Saturday, February 25, 2012

Kenji's 30 Minute Naan

A couple of years ago, a former co-worker of mine from ATK, J. Kenji Lopez-Alt, developed and posted a recipe for a 30-minute Naan (Indian Flatbread).  I absolutely loved the recipe because it relies on chemical leavener (baking powder) instead of yeast to give you a wonderful, tasty, and chewy Naan in about half the time it would take you to make it the traditional way.  Plus, it can be cooked on an indoor grill pan or, in a pinch, a cast iron skillet.  No need for fancy Indian cookware.

Kenji is now Managing Editor at Serious Eats and the blog he originally posted the recipe to is now defunct.  I wrote to him and asked if he'd allow me to re-post the recipe here to share with my readers and he gladly agreed.  Thankfully, I keep a paper binder of my favorite recipes and had thought to print his recipe at the time I found it.

So without further ado...

Kenji's 30-Minute Naan
Adapted from a recipe developed by J. Kenji Lopez-Alt

Note: The original recipe was written in prose.   I've take some liberties to rewrite it in a more traditional "steps" format, which I prefer.

2 1/2 cups Bread Flour
2 teaspoons Baking Powder
1  teaspoon kosher salt (or 1/2 teaspoon table salt)
6oz plain yogurt
1/2 cup milk
2 teaspoons vegetable oil
1 cup warm water (approx.)
olive oil or melted clarified butter (ghee)

1) In the bowl of a stand mixer fitted with a dough hook, combine the bread flour, baking powder, and salt.

2) Add the yogurt, milk, and vegetable oil.  Mix together at medium-low speed until it starts to come to gether in clumps.  The flour will still look very dry at this point.

3) With the mixer running, add warm water to the mix a little at a time until it forms into a dough.  You may not need the whole cup.  The dough should be quite sticky and very soft.  It should just barely pull away from the mixer walls.  If it seems stuck to the mixer, add a tablespoon or two of flour.  If it balls-up around the hook, add more water.  In general, the moister the dough, the larger the bubbles will be in the finished naan, which is good.

4) Once the dough comes together, knead it for about 2 minutes in the mixer.  Remove it to a floured board and divide it into 6 or 8 balls, depending on the size you want your finished naan to be.  Place the balls on a lightly oiled surface and allow dough to rest for 5-10 minutes.

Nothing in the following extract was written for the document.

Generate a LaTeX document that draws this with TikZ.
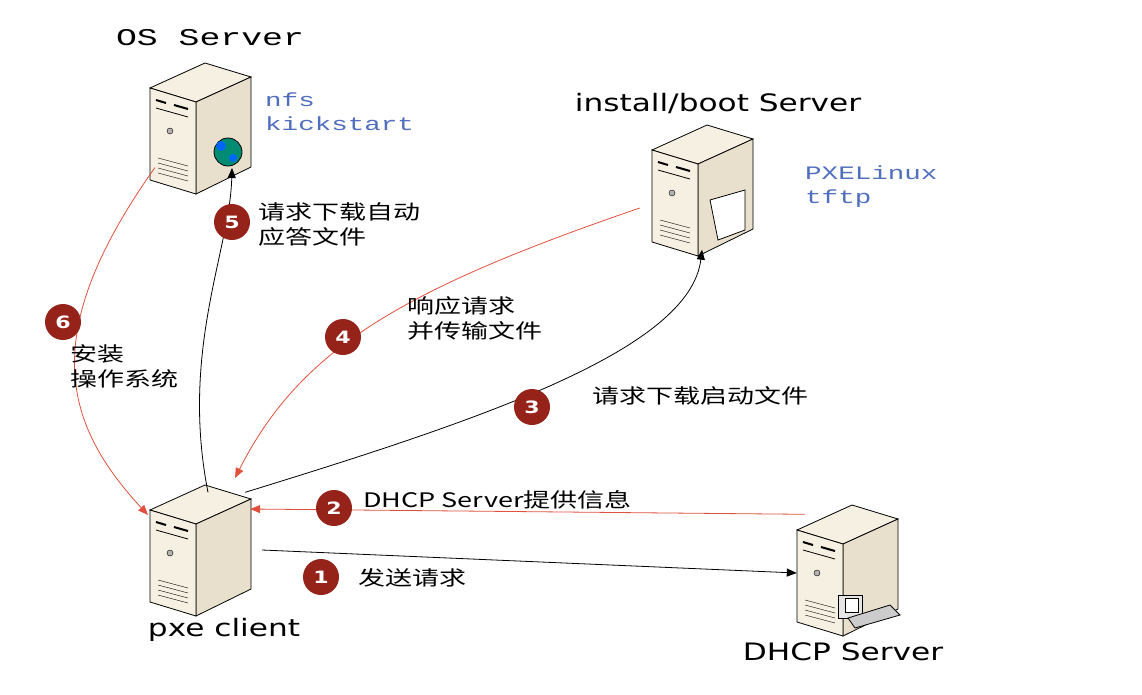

5) Heat a gas or charcoal grill or an indoor grill pan.  If using an indoor pan, you want to heat it on high.

6) Roll each ball with a rolling pin into approximately 8 x 14-inch ovals.  Stack the ovals between pieces of wax or parchment paper lightly dusted with flour.  Alternatively, you can grill each piece as it is rolled.

7) Brush the top of the each oval with melted clarified butter or olive oil and place it buttered-side down on the hot grill.  Brush the second side with more butter or oil.  It should start to bubble-up within a few seconds.

8) Monitor the bread closely.  As soon as the first side is light blonde with dark charred patches, flip it and let it cook on the other side, again until light blond with charred patches.

9) Transfer cooked bread onto a plate and cover with foil or a towel to keep warm.  Continue rolling and grilling until you're out of dough balls.  Serve immediately.

- Naan freezes well, so make more than you need.  Reheat it by wrapping in foil and popping into a hot oven for 15 minutes.
- Things go smoother if you work with a friend.  One can roll while the other grills.  This will keep things from getting overcooked.
- If you don't have yogurt and milk handy, substitute both with equal amounts of buttermilk.
- All-purpose flour will still deliver bread better than any restaurant.  It just may be less chewy.

Special thanks to Kenji for allowing me to re-publish this recipe here on EatMyAsparagus!

1 comment:

  1. Was searching for a nice recipe for naan and thought Kenji probably had one. Never expected to find it on a 2012 post but I've gotta thank you for uploading it. Pretty nice.